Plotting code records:
_____

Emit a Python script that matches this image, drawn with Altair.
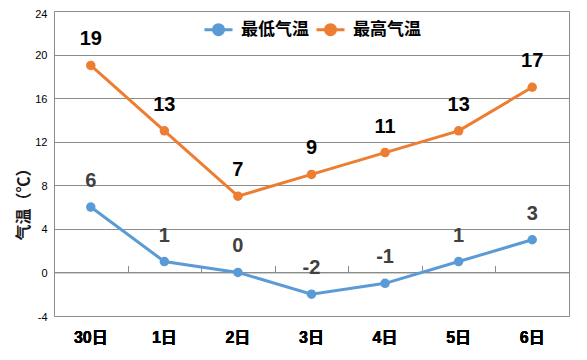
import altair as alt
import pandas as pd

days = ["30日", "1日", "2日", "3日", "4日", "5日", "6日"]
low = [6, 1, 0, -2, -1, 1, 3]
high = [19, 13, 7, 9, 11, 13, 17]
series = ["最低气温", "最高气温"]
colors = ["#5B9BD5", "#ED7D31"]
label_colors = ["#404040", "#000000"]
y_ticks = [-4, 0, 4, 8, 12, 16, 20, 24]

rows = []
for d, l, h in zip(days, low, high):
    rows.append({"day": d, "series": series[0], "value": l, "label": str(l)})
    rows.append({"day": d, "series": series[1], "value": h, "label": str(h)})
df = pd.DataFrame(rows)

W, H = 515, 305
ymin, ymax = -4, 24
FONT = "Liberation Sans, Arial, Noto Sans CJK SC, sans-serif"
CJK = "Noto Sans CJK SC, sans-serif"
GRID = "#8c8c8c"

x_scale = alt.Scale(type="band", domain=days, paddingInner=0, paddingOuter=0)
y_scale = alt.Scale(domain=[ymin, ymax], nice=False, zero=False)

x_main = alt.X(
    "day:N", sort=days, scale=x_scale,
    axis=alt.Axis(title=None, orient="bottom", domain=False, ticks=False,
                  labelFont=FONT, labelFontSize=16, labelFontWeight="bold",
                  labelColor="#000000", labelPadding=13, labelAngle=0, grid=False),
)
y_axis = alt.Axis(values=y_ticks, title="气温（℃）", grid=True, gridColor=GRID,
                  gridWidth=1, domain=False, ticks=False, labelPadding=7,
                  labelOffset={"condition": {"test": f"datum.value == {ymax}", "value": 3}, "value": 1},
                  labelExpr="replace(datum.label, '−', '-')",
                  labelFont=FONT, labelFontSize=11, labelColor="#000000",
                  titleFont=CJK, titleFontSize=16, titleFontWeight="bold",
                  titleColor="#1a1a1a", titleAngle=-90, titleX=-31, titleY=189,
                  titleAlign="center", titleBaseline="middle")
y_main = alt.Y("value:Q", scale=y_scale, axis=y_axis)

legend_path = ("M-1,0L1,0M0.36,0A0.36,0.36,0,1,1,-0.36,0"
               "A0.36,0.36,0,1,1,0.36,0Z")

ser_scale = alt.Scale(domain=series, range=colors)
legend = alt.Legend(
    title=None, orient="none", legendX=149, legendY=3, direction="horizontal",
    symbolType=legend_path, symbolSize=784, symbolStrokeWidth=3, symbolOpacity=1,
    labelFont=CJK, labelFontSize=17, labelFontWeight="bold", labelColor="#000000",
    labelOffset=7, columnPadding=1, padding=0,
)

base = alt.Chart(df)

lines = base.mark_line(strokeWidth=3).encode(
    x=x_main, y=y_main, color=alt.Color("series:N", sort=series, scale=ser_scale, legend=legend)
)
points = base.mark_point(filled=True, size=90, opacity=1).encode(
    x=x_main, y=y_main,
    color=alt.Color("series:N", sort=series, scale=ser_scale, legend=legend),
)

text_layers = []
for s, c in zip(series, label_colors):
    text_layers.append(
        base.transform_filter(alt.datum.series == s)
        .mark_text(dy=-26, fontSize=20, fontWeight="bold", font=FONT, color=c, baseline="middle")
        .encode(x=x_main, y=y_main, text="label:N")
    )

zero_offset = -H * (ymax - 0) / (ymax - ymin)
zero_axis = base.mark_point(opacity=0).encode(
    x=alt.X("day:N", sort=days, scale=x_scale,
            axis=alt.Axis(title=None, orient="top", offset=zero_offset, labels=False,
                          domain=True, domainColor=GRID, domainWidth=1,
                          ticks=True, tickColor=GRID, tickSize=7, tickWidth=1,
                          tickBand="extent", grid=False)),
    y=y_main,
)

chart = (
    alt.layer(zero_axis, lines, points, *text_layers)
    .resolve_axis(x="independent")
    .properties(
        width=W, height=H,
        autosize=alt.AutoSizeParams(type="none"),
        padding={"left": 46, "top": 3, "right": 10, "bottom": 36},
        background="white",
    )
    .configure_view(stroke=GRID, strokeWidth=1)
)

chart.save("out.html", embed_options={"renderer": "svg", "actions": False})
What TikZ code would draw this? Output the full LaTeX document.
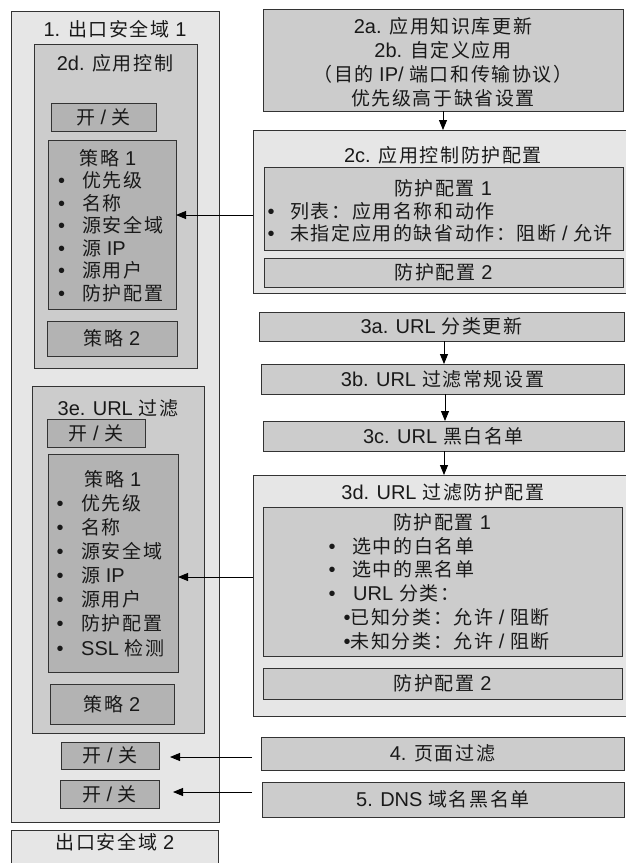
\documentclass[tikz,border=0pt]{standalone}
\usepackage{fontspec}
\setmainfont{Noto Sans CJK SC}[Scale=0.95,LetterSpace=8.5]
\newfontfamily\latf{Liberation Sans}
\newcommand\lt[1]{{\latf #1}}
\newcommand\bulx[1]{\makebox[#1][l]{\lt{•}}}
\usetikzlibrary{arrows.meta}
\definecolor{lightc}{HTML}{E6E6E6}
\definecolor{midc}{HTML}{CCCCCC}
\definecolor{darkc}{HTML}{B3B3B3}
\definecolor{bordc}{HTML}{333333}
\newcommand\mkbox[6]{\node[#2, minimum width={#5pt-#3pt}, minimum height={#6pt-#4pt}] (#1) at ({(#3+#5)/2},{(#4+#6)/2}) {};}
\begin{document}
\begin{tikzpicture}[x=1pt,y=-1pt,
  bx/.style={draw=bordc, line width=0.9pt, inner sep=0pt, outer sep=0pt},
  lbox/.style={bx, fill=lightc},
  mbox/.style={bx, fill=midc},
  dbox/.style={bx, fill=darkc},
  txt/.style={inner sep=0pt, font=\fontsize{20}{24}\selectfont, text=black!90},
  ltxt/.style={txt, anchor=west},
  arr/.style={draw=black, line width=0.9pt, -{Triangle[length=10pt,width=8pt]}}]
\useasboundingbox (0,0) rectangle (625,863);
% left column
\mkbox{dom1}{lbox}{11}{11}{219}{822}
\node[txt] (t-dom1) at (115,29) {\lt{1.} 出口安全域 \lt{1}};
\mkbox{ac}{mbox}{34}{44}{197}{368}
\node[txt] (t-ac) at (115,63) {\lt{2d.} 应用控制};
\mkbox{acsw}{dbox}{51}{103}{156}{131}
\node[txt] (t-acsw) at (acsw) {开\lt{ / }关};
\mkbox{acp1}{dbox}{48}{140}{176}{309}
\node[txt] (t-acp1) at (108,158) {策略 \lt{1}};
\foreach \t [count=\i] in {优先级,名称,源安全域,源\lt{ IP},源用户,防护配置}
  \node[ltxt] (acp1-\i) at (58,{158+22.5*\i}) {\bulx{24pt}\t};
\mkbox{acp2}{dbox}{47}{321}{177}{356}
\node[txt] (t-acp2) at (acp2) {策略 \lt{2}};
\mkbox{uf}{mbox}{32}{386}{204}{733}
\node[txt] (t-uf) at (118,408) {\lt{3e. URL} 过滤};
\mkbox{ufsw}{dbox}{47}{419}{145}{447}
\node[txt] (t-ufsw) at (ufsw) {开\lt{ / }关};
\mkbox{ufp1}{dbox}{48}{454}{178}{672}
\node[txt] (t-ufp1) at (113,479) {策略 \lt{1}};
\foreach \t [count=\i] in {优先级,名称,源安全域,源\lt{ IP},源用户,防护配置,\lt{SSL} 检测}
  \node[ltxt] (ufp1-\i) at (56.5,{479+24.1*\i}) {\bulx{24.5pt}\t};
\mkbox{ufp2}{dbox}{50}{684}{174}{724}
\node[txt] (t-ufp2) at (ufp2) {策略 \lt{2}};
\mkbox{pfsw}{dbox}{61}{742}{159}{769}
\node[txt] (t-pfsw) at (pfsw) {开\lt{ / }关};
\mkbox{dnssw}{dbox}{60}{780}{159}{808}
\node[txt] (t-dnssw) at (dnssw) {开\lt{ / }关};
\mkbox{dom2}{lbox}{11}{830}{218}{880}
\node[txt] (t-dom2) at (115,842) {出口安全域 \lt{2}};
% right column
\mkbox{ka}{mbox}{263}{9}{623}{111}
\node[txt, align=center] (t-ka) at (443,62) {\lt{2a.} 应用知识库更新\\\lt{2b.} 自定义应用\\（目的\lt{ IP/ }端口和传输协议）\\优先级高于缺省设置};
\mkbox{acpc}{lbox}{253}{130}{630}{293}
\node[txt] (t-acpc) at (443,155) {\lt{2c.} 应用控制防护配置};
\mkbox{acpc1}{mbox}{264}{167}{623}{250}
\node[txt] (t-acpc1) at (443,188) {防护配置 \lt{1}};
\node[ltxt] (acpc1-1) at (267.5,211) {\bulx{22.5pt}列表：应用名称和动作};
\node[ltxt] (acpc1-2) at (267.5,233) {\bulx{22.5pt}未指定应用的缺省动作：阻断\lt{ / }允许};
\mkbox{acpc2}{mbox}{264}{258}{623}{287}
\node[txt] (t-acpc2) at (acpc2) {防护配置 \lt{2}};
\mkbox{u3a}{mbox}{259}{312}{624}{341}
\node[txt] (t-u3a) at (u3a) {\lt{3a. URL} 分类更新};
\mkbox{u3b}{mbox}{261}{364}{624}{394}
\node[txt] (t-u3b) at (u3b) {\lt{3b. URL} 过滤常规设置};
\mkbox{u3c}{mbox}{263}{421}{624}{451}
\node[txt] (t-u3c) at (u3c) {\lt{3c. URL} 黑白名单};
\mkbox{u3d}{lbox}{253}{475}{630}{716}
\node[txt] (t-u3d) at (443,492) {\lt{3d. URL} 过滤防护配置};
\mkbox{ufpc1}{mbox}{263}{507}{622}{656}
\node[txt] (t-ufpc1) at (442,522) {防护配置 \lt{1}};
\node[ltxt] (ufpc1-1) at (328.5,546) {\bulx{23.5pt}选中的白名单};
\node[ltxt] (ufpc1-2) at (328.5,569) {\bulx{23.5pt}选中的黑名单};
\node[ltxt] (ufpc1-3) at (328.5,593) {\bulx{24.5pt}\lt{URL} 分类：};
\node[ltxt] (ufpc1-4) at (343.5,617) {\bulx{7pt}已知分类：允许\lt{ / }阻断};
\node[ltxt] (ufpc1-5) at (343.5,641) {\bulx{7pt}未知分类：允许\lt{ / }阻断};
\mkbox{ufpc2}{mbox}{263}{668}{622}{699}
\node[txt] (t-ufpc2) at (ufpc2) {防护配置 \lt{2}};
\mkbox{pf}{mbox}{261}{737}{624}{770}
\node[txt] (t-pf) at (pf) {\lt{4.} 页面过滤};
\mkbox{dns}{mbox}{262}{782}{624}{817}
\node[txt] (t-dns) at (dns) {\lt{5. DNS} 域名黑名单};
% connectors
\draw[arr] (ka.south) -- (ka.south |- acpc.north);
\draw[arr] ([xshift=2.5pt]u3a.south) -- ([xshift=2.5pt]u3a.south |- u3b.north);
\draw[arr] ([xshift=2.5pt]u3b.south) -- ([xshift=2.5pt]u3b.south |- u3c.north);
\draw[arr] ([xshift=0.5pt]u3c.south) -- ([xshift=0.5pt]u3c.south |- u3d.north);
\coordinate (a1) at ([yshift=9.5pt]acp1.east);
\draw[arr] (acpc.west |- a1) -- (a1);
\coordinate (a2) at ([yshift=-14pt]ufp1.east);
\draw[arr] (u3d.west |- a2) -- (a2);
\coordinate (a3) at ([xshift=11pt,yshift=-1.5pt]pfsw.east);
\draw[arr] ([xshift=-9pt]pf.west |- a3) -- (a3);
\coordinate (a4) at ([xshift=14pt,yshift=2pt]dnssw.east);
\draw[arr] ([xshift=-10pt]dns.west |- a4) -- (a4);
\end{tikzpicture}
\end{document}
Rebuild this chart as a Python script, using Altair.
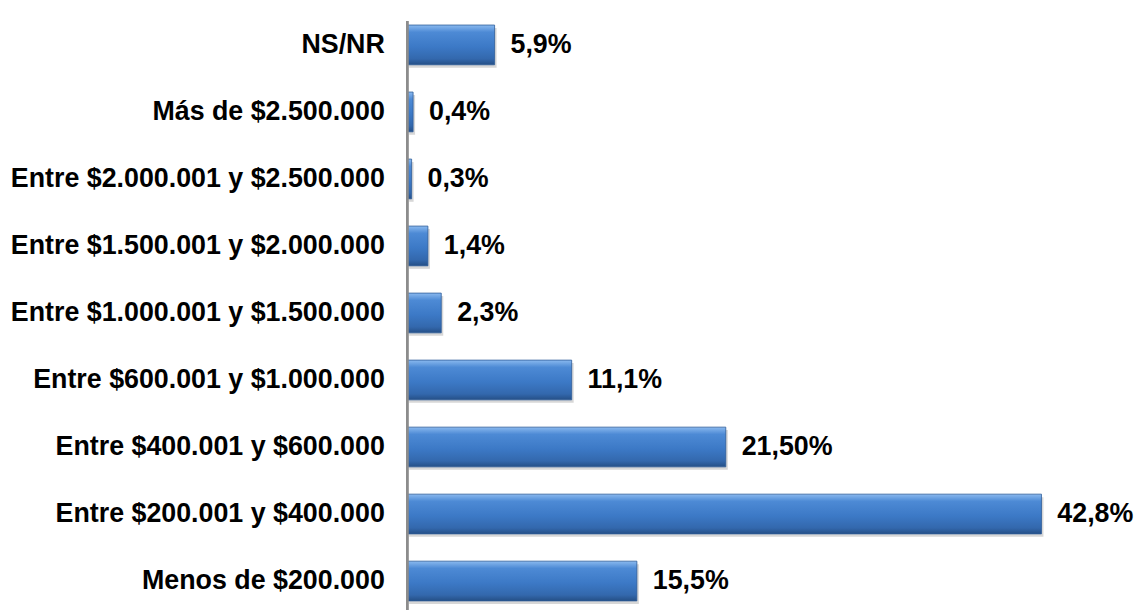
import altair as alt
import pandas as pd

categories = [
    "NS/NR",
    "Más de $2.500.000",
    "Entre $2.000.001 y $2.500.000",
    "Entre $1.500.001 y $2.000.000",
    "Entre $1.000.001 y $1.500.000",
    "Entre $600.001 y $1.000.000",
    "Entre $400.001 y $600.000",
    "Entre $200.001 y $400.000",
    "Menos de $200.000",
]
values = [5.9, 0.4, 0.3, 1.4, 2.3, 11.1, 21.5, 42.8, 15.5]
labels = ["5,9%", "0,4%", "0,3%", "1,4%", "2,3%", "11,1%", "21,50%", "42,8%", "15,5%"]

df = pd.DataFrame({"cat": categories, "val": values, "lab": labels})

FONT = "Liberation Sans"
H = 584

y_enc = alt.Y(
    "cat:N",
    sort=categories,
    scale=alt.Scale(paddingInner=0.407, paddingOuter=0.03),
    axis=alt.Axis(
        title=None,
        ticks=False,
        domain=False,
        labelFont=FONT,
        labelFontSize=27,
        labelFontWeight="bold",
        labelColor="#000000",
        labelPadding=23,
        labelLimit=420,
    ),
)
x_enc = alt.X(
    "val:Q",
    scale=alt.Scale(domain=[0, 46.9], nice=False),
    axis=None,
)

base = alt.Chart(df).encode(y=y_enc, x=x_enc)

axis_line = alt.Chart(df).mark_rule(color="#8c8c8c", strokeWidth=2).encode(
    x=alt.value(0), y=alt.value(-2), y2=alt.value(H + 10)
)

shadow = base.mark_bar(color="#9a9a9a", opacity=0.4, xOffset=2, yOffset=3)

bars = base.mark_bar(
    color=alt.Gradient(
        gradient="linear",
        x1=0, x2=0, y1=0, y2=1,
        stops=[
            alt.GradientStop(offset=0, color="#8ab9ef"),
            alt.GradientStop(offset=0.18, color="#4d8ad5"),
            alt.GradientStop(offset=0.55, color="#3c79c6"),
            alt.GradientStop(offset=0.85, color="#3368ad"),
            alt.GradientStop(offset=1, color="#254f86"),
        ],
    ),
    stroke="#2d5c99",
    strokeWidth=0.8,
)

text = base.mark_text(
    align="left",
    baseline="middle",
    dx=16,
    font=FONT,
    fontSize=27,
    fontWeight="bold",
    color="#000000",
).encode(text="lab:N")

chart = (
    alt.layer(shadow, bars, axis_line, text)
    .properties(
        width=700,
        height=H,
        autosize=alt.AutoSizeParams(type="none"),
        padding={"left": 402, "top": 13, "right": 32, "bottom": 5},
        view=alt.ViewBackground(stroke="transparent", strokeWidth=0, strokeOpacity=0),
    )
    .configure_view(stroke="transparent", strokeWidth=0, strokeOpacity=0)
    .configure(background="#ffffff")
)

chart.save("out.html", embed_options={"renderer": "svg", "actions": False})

_____

Work to do:
With the pictures left out, restate word for word every line of the data above, from the first down to the line that contains "y_scale = alt.Scale(domain=[ymin, ymax], nice=False, zero=False)".

Exercise answer:
Emit a Python script that matches this image, drawn with Altair.
import altair as alt
import pandas as pd

days = ["30日", "1日", "2日", "3日", "4日", "5日", "6日"]
low = [6, 1, 0, -2, -1, 1, 3]
high = [19, 13, 7, 9, 11, 13, 17]
series = ["最低气温", "最高气温"]
colors = ["#5B9BD5", "#ED7D31"]
label_colors = ["#404040", "#000000"]
y_ticks = [-4, 0, 4, 8, 12, 16, 20, 24]

rows = []
for d, l, h in zip(days, low, high):
    rows.append({"day": d, "series": series[0], "value": l, "label": str(l)})
    rows.append({"day": d, "series": series[1], "value": h, "label": str(h)})
df = pd.DataFrame(rows)

W, H = 515, 305
ymin, ymax = -4, 24
FONT = "Liberation Sans, Arial, Noto Sans CJK SC, sans-serif"
CJK = "Noto Sans CJK SC, sans-serif"
GRID = "#8c8c8c"

x_scale = alt.Scale(type="band", domain=days, paddingInner=0, paddingOuter=0)
y_scale = alt.Scale(domain=[ymin, ymax], nice=False, zero=False)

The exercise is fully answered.